Barbara West, the Orlando anchor who questioned Vice Presidential candidate Joe Biden on Barack Obama’s supposed Marxism, is a more simplistic version of the “gotcha.” By trapping an interviewee into answering questions that are completely absurd, West hoped to make a name for herself (which she has) but also become the “October surprise” herself. If she conned Biden into one of his famous gaffes, West would have made history (albeit in a Katherine Harris sort of way). Had she achieved her goal, West undoubtedly would have been able to push herself into a national station or at least a GOP advocate. This isn’t the type of “gotcha journalism” that serves the public’s interest. It’s not Gotcha – you. It’s gotcha-you for me.

These trends in journalism should not be surprising. Print newspaper revenue is declining rapidly. Classified ads have been eradicated by free websites such as “Craig’s List.” Over the same period, websites like “Drudge Report” and “Huffington Post” have generated massive followings, accompanied by the advertising dollars that come with it. There is an increasing impetus to make a name for yourself – sources be damned. If you land the right number on the slander roulette wheel, you’ve got it made. However, if your bets are wrong, those 15 minutes of fame will take about 2 seconds to forget.

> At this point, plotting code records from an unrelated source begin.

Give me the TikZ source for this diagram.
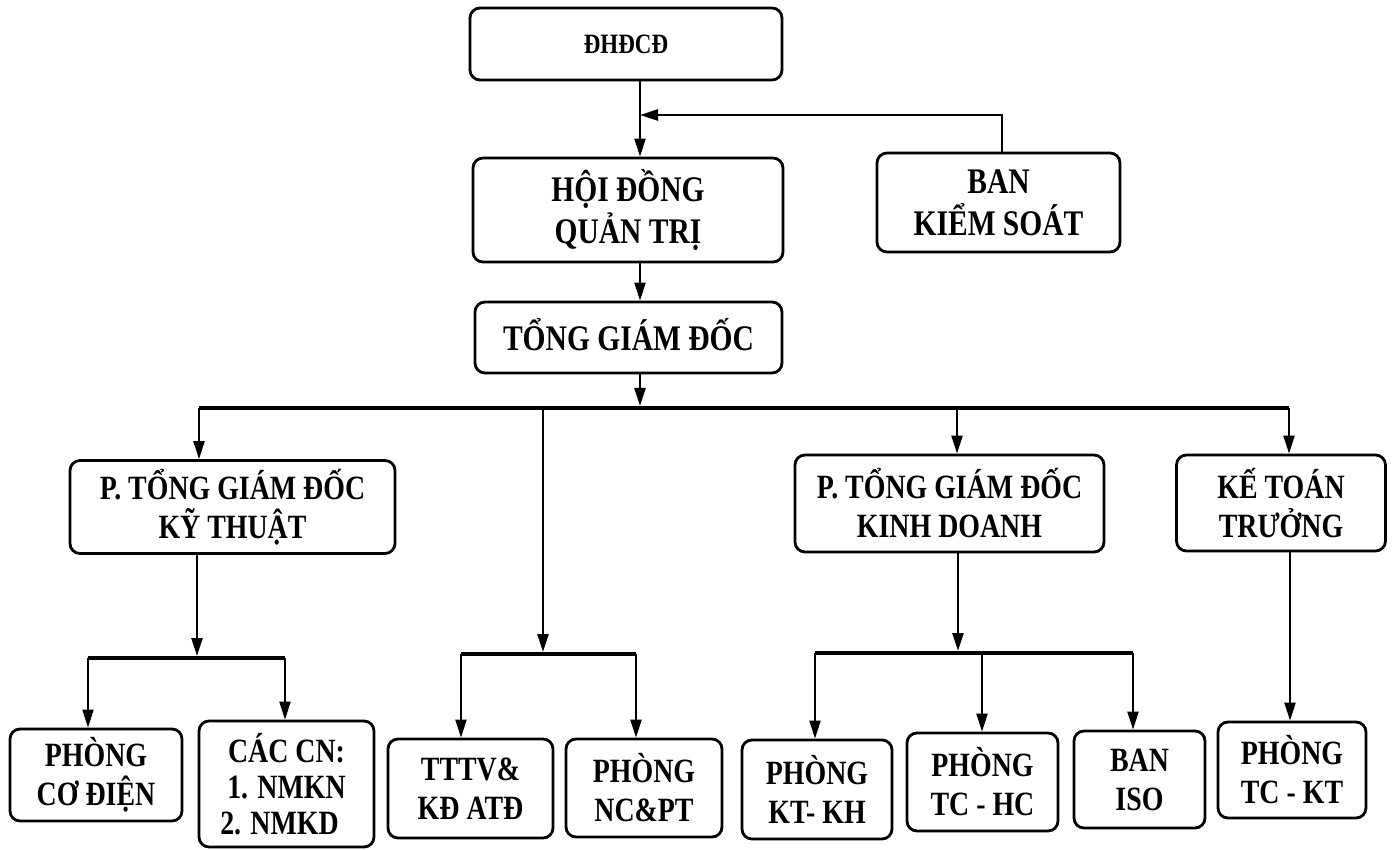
\documentclass[tikz,border=0pt]{standalone}
\usepackage{fontspec}
\setmainfont{Liberation Serif}[FakeStretch=0.82]
\usetikzlibrary{arrows.meta}
\begin{document}
\begin{tikzpicture}[x=1pt,y=-1pt,
  box/.style={draw, line width=2.8pt, rounded corners=10pt, align=center,
    font=\fontsize{34}{39}\selectfont\bfseries, inner sep=0pt},
  big/.style={font=\fontsize{36}{42}\selectfont\bfseries},
  con/.style={line width=2.4pt, -{Triangle[length=18pt,width=11pt]}},
  bus/.style={line width=4pt}]
\useasboundingbox (0,0) rectangle (1393,850);

% top
\node[box, minimum width=312pt, minimum height=72pt, font=\fontsize{28}{30}\selectfont\bfseries] (dh) at (626,44) {ĐHĐCĐ};
\node[box, big, minimum width=310pt, minimum height=104pt] (hdqt) at (628,210) {HỘI ĐỒNG\\QUẢN TRỊ};
\node[box, big, minimum width=243pt, minimum height=99pt] (bks) at (998.5,202.5) {BAN\\KIỂM SOÁT};
\node[box, big, minimum width=307pt, minimum height=71pt, text depth=6pt] (tgd) at (628.5,337.5) {TỔNG GIÁM ĐỐC};

% second row
\node[box, minimum width=325pt, minimum height=93pt] (ptkt) at (232.5,507) {P. TỔNG GIÁM ĐỐC\\KỸ THUẬT};
\node[box, minimum width=309pt, minimum height=97pt] (ptkd) at (949.5,503.5) {P. TỔNG GIÁM ĐỐC\\KINH DOANH};
\node[box, minimum width=209pt, minimum height=96pt] (ktt) at (1281,503) {KẾ TOÁN\\TRƯỞNG};

% bottom row
\node[box, minimum width=172pt, minimum height=92pt] (pcd) at (96,775) {PHÒNG\\CƠ ĐIỆN};
\node[box, minimum width=175pt, minimum height=126pt, font=\fontsize{34}{36}\selectfont\bfseries] (ccn) at (286.5,784) {CÁC CN:\\1. NMKN\\2. NMKD\hspace*{14pt}};
\node[box, minimum width=165pt, minimum height=99pt] (tttv) at (470.5,788.5) {TTTV\&\\KĐ ATĐ};
\node[box, minimum width=156pt, minimum height=98pt] (pnc) at (644,788) {PHÒNG\\NC\&PT};
\node[box, minimum width=150pt, minimum height=99pt] (ktkh) at (817,789.5) {PHÒNG\\KT- KH};
\node[box, minimum width=151pt, minimum height=98pt] (tchc) at (982.5,782) {PHÒNG\\TC - HC};
\node[box, minimum width=131pt, minimum height=97pt] (iso) at (1139.5,779.5) {BAN\\ISO};
\node[box, minimum width=148pt, minimum height=96pt] (tckt) at (1292,770) {PHÒNG\\TC - KT};

% junction coordinates
\coordinate (xa) at (640,0);
\coordinate (xk) at (1002,0);
\coordinate (j1) at (640,115);
\coordinate (j2) at (640,406);
\coordinate (b1) at (199,408);
\coordinate (b2) at (1289,408);
\coordinate (bm) at (543,408);
\coordinate (bkd) at (957,408);
\coordinate (kx) at (197,0);
\coordinate (kc) at (197,656);
\coordinate (kl) at (88,658);
\coordinate (kr) at (285,658);
\coordinate (mc) at (543,652);
\coordinate (ml) at (461,654);
\coordinate (mr) at (636,654);
\coordinate (dx) at (958,0);
\coordinate (dc) at (958,651);
\coordinate (dl) at (815,653);
\coordinate (dm) at (982,653);
\coordinate (dr) at (1133,653);
\coordinate (tx) at (1290,0);

% buses
\draw[bus] (b1) -- (b2);
\draw[bus] (kl) -- (kr);
\draw[bus] (ml) -- (mr);
\draw[bus] (dl) -- (dr);

% connectors
\draw[con] (dh.south -| xa) -- (hdqt.north -| xa);
\draw[con] (bks.north -| xk) |- (j1);
\draw[con] (hdqt.south -| xa) -- (tgd.north -| xa);
\draw[con] (tgd.south -| xa) -- (j2);
\draw[con] (b1) -- (ptkt.north -| b1);
\draw[con] (bm) -- (mc);
\draw[con] (bkd) -- (ptkd.north -| bkd);
\draw[con] (b2) -- (ktt.north -| b2);
\draw[con] (ptkt.south -| kx) -- (kc);
\draw[con] (kl) -- (pcd.north -| kl);
\draw[con] (kr) -- (ccn.north -| kr);
\draw[con] (ml) -- (tttv.north -| ml);
\draw[con] (mr) -- (pnc.north -| mr);
\draw[con] (ptkd.south -| dx) -- (dc);
\draw[con] (dl) -- (ktkh.north -| dl);
\draw[con] (dm) -- (tchc.north -| dm);
\draw[con] (dr) -- (iso.north -| dr);
\draw[con] (ktt.south -| tx) -- (tckt.north -| tx);
\end{tikzpicture}
\end{document}
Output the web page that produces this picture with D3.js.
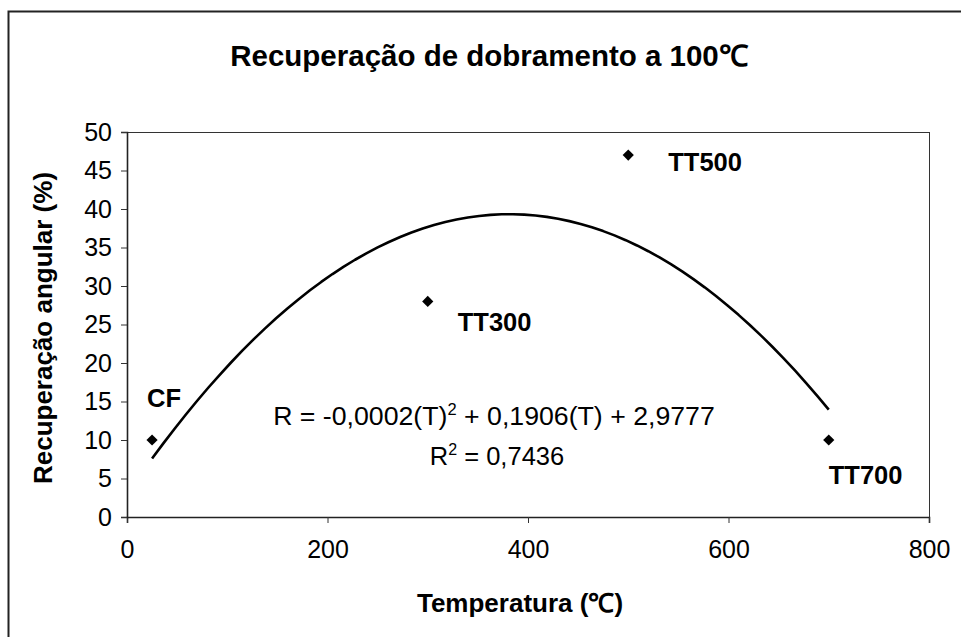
<!DOCTYPE html>
<html>
<head>
<meta charset="utf-8">
<script src="https://cdn.jsdelivr.net/npm/d3@7"></script>
<style>
  html, body { margin: 0; padding: 0; background: #fff; }
  svg { display: block; font-family: "Liberation Sans", Arial, sans-serif; }
</style>
</head>
<body>
<svg id="chart" width="961" height="637"></svg>
<script>
// Samples: treatment label, temperature (°C), angular recovery (%)
const samples = ["CF", "TT300", "TT500", "TT700"];
const temperatures = [25, 300, 500, 700];
const recovery = [10, 28, 47, 10];

const xTicks = [0, 200, 400, 600, 800];
const yTicks = [0, 5, 10, 15, 20, 25, 30, 35, 40, 45, 50];

const titleText = "Recuperação de dobramento a 100\u2103";
const xTitle = "Temperatura (\u2103)";
const yTitle = "Recuperação angular (%)";
const equationText = "R = -0,0002(T)";
const equationRest = " + 0,1906(T) + 2,9777";
const r2Value = "0,7436";

const svg = d3.select("#chart");
const plot = { left: 127, right: 929, top: 132, bottom: 517 };

const x = d3.scaleLinear().domain([0, 800]).range([plot.left, plot.right]);
const y = d3.scaleLinear().domain([0, 50]).range([plot.bottom, plot.top]);

// Outer chart frame
svg.append("rect")
  .attr("x", 8.5).attr("y", 11.5)
  .attr("width", 1200).attr("height", 1200)
  .attr("fill", "none").attr("stroke", "#222").attr("stroke-width", 2);

// Title
svg.append("text")
  .attr("x", 489).attr("y", 66)
  .attr("text-anchor", "middle")
  .attr("font-size", 29.5).attr("font-weight", "bold")
  .text(titleText);

// Plot area border (top and right)
svg.append("rect")
  .attr("x", plot.left + 0.5).attr("y", plot.top + 0.5)
  .attr("width", plot.right - plot.left).attr("height", plot.bottom - plot.top)
  .attr("fill", "none").attr("stroke", "#333").attr("stroke-width", 1);

// Axes
const xAxis = svg.append("g")
  .attr("transform", `translate(0,${plot.bottom})`)
  .call(d3.axisBottom(x).tickValues(xTicks).tickSize(6).tickPadding(17).tickFormat(d3.format("d")));
const yAxis = svg.append("g")
  .attr("transform", `translate(${plot.left},0)`)
  .call(d3.axisLeft(y).tickValues(yTicks).tickSize(6).tickPadding(9).tickFormat(d3.format("d")));

[xAxis, yAxis].forEach(g => {
  g.attr("font-size", 25).attr("font-family", "'Liberation Sans', Arial, sans-serif");
  g.select(".domain").attr("stroke", "#222").attr("stroke-width", 1.6);
  g.selectAll(".tick line").attr("stroke", "#333");
  g.selectAll(".tick text").attr("fill", "#000");
});

// Axis titles
svg.append("text")
  .attr("x", 520).attr("y", 612)
  .attr("text-anchor", "middle")
  .attr("font-size", 26).attr("font-weight", "bold")
  .text(xTitle);
svg.append("text")
  .attr("transform", "translate(52,328) rotate(-90)")
  .attr("text-anchor", "middle")
  .attr("font-size", 26).attr("font-weight", "bold")
  .text(yTitle);

// Second-order least-squares trendline through the samples
function quadFit(xs, ys) {
  const s = k => d3.sum(xs, v => Math.pow(v, k));
  const sy = k => d3.sum(xs, (v, i) => Math.pow(v, k) * ys[i]);
  const A = [[s(0), s(1), s(2)], [s(1), s(2), s(3)], [s(2), s(3), s(4)]];
  const b = [sy(0), sy(1), sy(2)];
  // Gaussian elimination
  for (let i = 0; i < 3; i++) {
    for (let j = i + 1; j < 3; j++) {
      const f = A[j][i] / A[i][i];
      for (let k = i; k < 3; k++) A[j][k] -= f * A[i][k];
      b[j] -= f * b[i];
    }
  }
  const c = [0, 0, 0];
  for (let i = 2; i >= 0; i--) {
    let acc = b[i];
    for (let k = i + 1; k < 3; k++) acc -= A[i][k] * c[k];
    c[i] = acc / A[i][i];
  }
  return c; // [a0, a1, a2]
}
const coef = quadFit(temperatures, recovery);
const tMin = d3.min(temperatures), tMax = d3.max(temperatures);
const trend = d3.range(tMin, tMax + 0.1, (tMax - tMin) / 60)
  .map(t => [t, coef[0] + coef[1] * t + coef[2] * t * t]);

svg.append("path")
  .datum(trend)
  .attr("fill", "none").attr("stroke", "#000").attr("stroke-width", 2.6)
  .attr("stroke-linejoin", "round")
  .attr("d", d3.line().x(d => x(d[0])).y(d => y(d[1])));

// Markers
const points = temperatures.map((t, i) => ({ t, r: recovery[i], name: samples[i] }));
const diamond = d3.symbol().type(d3.symbolDiamond2).size(80);
svg.selectAll("path.pt")
  .data(points)
  .join("path")
  .attr("class", "pt")
  .attr("transform", d => `translate(${x(d.t)},${y(d.r)})`)
  .attr("d", diamond)
  .attr("fill", "#000");

// Point labels
const labelOffsets = { CF: [-5, -33], TT300: [30, 30], TT500: [40, 16], TT700: [0, 44] };
svg.selectAll("text.lbl")
  .data(points)
  .join("text")
  .attr("class", "lbl")
  .attr("x", d => x(d.t) + labelOffsets[d.name][0])
  .attr("y", d => y(d.r) + labelOffsets[d.name][1])
  .attr("font-size", 25.5).attr("font-weight", "bold")
  .text(d => d.name);

// Trendline equation and R²
const eq = svg.append("text")
  .attr("x", 494).attr("y", 425)
  .attr("text-anchor", "middle")
  .attr("font-size", 26.7);
eq.append("tspan").text(equationText);
eq.append("tspan").attr("dy", -10).attr("font-size", 16.5).text("2");
eq.append("tspan").attr("dy", 10).text(equationRest);

const r2 = svg.append("text")
  .attr("x", 497).attr("y", 465)
  .attr("text-anchor", "middle")
  .attr("font-size", 25.5);
r2.append("tspan").text("R");
r2.append("tspan").attr("dy", -10).attr("font-size", 16).text("2");
r2.append("tspan").attr("dy", 10).text(" = " + r2Value);
</script>
</body>
</html>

In the case of the vandalisms in Minnesota, I understand the abstention of national coverage about the Obama sign. It was an isolated incident with no solid leads of perpetrator or motive. Reputable sources are needed to run a headline and there’s no point in pushing a story that invites more questions than answers. Sure the defacement makes me mad. But who are the perpetrators? Racists making a statement? Lefties stirring up controversy? Aliens? Without valid information, a story needs to be shelved. The congressional tagging story has also been quieted. A news organization’s priority should be to fairness; pushing this story the wrong direction could lead to a distortion by either affected party even though both were targeted. Sometimes it’s better to let the police do their job than channel your inner Nancy Grace. However, my inside source, the Great Gazoo, has told me one of three organizations are responsible: Anarchists (the ones that organize but still believe in anarchy), the People’s Front of Judea, or the Judean People’s Front. Either way, I’m positive John Cleese is involved.